Using Big Data and Artificial Intelligence in Cosmetics Tests and Formulations
One of the most impressive capabilities of big data tools is that they can mine through huge databases and draw conclusions that humans would likely miss. Such technology can also give results in significantly less time than what humans require.
One research study examined the worth of applying artificial intelligence (AI) to databases to reach more definitive conclusions. AI can examine tens of thousands of chemicals to figure out if they’re toxic or not. Letting big data make that determination renders animal tests unnecessary.
Companies that offer cosmetics formulation services know the vast number of ingredients that go into the products people use every day.
Depending on AI in this way might also provide other kinds of predictive information, such as the estimated shelf life of a product based on its ingredients, or which formulations work best for people with certain skin types.

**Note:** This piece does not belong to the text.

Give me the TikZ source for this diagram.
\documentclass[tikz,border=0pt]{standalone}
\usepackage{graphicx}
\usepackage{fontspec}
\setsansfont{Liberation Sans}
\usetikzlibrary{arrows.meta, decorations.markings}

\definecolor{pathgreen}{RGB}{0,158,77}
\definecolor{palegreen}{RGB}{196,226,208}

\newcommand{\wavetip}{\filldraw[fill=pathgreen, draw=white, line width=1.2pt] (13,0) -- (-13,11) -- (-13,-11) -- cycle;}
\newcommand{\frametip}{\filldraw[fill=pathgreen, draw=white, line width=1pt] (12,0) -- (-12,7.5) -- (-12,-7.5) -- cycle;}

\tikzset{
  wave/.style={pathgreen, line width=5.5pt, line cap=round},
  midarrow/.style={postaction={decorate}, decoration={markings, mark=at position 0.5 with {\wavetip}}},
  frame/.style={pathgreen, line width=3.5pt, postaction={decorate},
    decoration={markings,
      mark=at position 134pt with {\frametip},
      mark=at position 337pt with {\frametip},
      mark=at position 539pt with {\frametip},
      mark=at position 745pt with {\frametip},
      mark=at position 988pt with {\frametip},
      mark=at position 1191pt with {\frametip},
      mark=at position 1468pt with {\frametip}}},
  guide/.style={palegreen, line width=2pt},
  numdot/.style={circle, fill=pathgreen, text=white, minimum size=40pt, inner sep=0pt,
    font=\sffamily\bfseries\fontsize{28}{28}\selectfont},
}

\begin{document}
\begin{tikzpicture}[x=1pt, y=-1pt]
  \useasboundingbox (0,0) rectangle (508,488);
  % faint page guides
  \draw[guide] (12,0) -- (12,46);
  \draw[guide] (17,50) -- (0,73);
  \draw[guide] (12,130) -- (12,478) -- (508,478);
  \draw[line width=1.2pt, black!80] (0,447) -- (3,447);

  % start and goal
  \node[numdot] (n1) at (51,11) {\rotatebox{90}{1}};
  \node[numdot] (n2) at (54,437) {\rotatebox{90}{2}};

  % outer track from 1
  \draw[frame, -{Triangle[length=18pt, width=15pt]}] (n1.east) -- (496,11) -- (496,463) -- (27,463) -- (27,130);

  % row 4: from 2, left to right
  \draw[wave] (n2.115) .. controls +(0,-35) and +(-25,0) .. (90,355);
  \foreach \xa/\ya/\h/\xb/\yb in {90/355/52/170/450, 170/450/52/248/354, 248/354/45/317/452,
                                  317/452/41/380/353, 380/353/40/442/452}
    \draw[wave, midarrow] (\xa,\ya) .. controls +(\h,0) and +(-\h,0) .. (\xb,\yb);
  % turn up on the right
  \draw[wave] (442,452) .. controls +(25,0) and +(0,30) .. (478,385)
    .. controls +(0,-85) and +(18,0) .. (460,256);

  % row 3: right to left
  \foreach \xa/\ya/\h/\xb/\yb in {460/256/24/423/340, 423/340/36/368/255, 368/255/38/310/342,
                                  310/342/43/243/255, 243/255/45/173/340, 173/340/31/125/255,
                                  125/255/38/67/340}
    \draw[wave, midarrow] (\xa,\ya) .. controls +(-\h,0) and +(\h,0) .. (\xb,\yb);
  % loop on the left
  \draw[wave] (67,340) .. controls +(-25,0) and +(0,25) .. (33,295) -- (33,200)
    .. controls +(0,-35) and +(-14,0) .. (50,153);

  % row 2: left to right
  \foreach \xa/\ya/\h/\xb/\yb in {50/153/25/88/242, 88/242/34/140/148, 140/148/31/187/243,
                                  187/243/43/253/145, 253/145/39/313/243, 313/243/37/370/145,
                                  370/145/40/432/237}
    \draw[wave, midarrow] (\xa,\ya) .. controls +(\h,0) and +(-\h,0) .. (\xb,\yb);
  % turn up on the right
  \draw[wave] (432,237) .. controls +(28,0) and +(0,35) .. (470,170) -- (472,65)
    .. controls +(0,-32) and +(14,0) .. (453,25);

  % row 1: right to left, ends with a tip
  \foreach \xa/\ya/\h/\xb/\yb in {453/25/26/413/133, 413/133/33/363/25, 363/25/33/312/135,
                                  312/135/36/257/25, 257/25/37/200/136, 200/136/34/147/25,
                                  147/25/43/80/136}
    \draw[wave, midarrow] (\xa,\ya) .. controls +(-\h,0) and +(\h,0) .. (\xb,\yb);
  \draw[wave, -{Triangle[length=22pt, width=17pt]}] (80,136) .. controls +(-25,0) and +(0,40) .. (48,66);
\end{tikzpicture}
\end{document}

Proven is one company trying the latter method. It uses AI to aggregate data and choose the ideal ingredients for individuals based on the results of a skin assessment.

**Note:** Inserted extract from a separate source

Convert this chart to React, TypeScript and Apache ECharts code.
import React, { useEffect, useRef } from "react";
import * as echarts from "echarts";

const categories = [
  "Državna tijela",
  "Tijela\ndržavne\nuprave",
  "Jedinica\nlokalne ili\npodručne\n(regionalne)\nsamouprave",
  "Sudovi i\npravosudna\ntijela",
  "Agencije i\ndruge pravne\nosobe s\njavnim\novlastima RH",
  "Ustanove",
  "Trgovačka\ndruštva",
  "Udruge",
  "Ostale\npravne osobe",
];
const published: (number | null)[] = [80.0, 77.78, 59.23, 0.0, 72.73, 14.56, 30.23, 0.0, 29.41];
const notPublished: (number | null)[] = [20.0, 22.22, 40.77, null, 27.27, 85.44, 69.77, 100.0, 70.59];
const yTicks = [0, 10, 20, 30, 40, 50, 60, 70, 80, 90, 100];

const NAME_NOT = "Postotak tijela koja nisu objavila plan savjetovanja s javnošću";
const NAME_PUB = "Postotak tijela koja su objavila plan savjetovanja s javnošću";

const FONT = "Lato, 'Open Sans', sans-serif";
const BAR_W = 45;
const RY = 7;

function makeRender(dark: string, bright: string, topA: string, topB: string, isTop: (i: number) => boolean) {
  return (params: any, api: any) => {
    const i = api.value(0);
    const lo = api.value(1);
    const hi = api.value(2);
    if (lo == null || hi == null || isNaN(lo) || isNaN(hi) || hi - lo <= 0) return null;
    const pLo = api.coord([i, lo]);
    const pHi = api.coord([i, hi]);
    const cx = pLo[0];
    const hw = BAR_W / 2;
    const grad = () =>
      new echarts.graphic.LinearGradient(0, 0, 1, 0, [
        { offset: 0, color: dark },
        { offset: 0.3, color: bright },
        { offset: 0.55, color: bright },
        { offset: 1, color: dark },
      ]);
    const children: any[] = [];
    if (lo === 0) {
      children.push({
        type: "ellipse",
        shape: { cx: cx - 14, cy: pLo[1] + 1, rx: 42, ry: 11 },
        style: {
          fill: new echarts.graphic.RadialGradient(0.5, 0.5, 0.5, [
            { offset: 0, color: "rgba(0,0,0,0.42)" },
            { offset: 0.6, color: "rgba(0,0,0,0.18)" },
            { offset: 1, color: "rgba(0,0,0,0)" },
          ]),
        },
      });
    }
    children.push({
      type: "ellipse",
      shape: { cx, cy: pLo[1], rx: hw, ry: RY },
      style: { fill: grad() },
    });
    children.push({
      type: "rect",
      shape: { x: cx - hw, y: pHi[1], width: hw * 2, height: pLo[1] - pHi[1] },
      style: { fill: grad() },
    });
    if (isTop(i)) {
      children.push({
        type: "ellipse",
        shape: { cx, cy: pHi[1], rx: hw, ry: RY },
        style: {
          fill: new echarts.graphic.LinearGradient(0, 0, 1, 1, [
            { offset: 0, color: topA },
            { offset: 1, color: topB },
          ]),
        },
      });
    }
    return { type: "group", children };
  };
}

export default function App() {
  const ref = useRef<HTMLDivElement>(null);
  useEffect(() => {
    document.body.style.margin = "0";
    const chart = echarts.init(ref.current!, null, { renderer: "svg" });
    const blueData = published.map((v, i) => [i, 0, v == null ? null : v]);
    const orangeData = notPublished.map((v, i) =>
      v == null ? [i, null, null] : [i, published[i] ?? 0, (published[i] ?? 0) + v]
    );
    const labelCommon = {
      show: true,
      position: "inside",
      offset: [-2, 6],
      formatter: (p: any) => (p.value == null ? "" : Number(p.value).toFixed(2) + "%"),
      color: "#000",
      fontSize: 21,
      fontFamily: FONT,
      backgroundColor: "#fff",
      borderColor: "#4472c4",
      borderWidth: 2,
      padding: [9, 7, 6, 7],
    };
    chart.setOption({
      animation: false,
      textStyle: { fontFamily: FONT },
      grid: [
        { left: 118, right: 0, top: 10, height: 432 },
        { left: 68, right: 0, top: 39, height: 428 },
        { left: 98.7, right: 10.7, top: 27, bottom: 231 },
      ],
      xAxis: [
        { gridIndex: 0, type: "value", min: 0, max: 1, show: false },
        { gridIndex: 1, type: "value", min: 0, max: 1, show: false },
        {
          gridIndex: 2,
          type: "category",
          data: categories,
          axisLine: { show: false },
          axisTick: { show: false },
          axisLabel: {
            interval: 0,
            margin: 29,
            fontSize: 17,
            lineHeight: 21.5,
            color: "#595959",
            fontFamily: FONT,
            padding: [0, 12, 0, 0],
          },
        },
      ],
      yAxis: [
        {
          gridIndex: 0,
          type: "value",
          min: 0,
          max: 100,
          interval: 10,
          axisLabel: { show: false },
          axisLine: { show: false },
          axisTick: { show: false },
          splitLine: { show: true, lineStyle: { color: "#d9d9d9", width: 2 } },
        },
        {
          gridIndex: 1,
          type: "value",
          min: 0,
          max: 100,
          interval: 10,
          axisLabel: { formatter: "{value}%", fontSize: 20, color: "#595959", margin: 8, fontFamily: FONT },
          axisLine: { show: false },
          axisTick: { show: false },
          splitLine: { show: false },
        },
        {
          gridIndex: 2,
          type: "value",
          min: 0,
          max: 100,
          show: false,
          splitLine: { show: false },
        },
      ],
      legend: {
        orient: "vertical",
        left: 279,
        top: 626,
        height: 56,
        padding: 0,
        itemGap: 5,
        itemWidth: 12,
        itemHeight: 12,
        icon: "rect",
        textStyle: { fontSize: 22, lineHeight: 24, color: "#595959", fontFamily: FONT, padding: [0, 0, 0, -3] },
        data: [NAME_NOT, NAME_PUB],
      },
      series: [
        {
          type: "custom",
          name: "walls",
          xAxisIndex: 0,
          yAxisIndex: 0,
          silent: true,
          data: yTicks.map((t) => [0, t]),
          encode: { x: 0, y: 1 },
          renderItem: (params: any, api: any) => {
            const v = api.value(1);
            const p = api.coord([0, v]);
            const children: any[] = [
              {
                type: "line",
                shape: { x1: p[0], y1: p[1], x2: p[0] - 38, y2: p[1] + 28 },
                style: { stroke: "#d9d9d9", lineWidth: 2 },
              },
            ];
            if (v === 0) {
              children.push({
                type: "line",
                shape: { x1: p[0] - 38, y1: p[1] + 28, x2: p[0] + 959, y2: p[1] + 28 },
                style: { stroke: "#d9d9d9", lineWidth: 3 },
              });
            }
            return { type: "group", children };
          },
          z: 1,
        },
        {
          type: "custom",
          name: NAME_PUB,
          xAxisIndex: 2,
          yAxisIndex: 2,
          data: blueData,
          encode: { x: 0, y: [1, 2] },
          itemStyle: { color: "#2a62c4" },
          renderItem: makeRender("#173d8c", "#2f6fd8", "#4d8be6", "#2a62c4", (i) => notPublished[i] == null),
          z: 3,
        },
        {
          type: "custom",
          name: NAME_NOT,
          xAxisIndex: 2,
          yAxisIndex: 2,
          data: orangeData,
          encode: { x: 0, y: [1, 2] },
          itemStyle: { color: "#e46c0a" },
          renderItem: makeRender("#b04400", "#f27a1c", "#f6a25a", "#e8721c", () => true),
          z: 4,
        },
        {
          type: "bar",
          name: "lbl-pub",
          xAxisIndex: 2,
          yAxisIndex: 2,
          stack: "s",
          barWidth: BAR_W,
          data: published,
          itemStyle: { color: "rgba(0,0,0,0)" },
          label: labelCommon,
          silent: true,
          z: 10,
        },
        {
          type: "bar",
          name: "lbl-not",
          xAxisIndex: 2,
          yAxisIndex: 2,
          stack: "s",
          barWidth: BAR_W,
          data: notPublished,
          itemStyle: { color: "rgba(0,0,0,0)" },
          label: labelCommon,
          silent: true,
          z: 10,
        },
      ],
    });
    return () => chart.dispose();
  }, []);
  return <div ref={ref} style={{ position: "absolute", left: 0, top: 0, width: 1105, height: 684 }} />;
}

Similarly, other companies use big data to optimize fragrance formulas. The insights help them decide which ingredients last the longest and cause the most pleasant sensory experiences.

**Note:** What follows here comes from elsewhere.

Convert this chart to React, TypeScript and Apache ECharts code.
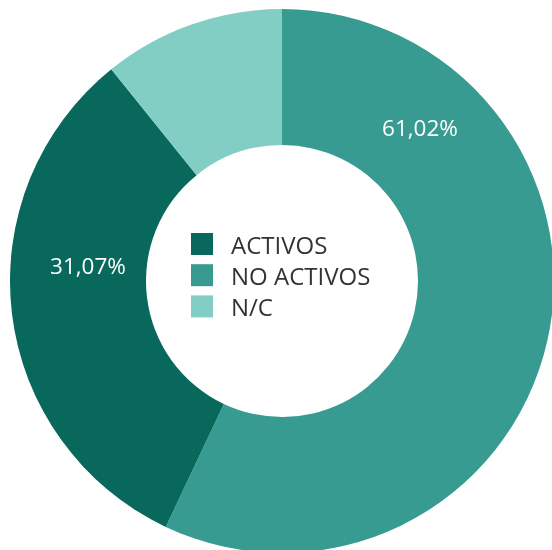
import React, { useEffect, useRef } from "react";
import * as echarts from "echarts";

const categories = ["NO ACTIVOS", "ACTIVOS", "N/C"];
const values = [57.03, 32.17, 10.8];
const labelTexts = ["61,02%", "31,07%", ""];
const legendOrder = ["ACTIVOS", "NO ACTIVOS", "N/C"];
const colors = ["#389b91", "#07685b", "#82cec5"];

export default function App() {
  const ref = useRef<HTMLDivElement>(null);
  useEffect(() => {
    if (!ref.current) return;
    const chart = echarts.init(ref.current, undefined, { renderer: "svg" });
    const labelPos: Record<number, [number, number]> = {
      0: [420, 127],
      1: [88, 265],
    };
    chart.setOption({
      animation: false,
      legend: {
        orient: "vertical",
        left: 191,
        top: 232,
        padding: 0,
        data: legendOrder,
        itemWidth: 22,
        itemHeight: 22,
        itemGap: 7.2,
        icon: "rect",
        textStyle: {
          fontFamily: "Open Sans",
          fontSize: 24,
          lineHeight: 18,
          color: "#333333",
          padding: [4, 0, 0, 13],
        },
      },
      series: [
        {
          type: "pie",
          center: [282, 281],
          radius: [136, 272],
          startAngle: 90,
          clockwise: true,
          avoidLabelOverlap: false,
          label: {
            show: true,
            position: "inside",
            color: "#ffffff",
            fontFamily: "Open Sans",
            fontSize: 22.5,
            formatter: (p: any) => labelTexts[p.dataIndex],
          },
          labelLine: { show: false },
          labelLayout: (p: any) => {
            const pos = labelPos[p.dataIndex];
            if (!pos) return {};
            return { x: pos[0], y: pos[1], align: "center", verticalAlign: "middle" };
          },
          emphasis: { disabled: true },
          itemStyle: { borderWidth: 0 },
          data: categories.map((c, i) => ({
            name: c,
            value: values[i],
            itemStyle: { color: colors[i] },
            label: { show: labelTexts[i] !== "" },
          })),
        },
      ],
    });
    return () => chart.dispose();
  }, []);
  return (
    <div
      ref={ref}
      style={{ position: "fixed", left: 0, top: 0, width: 552, height: 550 }}
    />
  );
}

Depending on Computer Models Instead of Animal Tests
Data from the Pew Research Center shows that Americans have split opinions about using animals for scientific research. More specifically, 47 percent of people favor the practice, while 52 percent oppose it.
Perhaps those results illuminate why researchers search for alternatives to using animals for cosmetics and drug testing.
One emerging method developed by scientists at the University of Oxford relies on computerized models based on human data. Rather than making one model designed for all tests, the researchers looked at population data.
Their research was for cardiac drugs, and some of the pharmaceuticals showed side effects only in people with particular genetic mutations or other characteristics.
The technique for developing computerized models is efficient and relatively cheap. The research team plans to further develop their method over time, and the outcomes could have a positive effect on making animal testing less necessary.
The Organs-on-Chips Approach
There’s another alternative too, and it uses computers differently. Researchers at Harvard University devised something called “organ chips” or “organs-on-chips.” Each one is translucent and made of a flexible polymer. It contains living human cells from particular organs, plus an artificial environment that matches the physical environment of those organs.
These microchips serve as 3D cross sections that show the major functions of whole organs. Researchers believe that these tiny components could allow people to investigate new drug delivery methods and examine how drugs affect humans — all without testing animals.
They also think this method opens possibilities to explore how environmental factors — like cigarette smoke — affect the tissue health and physiology of individual patients.
Fascinating Progress Occurring and on the Horizon
The examples here show the diverse opportunities to continue to test drugs and cosmetics before they reach the marketplace — and without using animals to do it.
In other cases, scientists still use animals, but they do so in improved ways that give them more relevant results and sometimes reduce the number of creatures needed.
These options should bring hope to people who recognize the need for testing but want companies to depend on animals less often.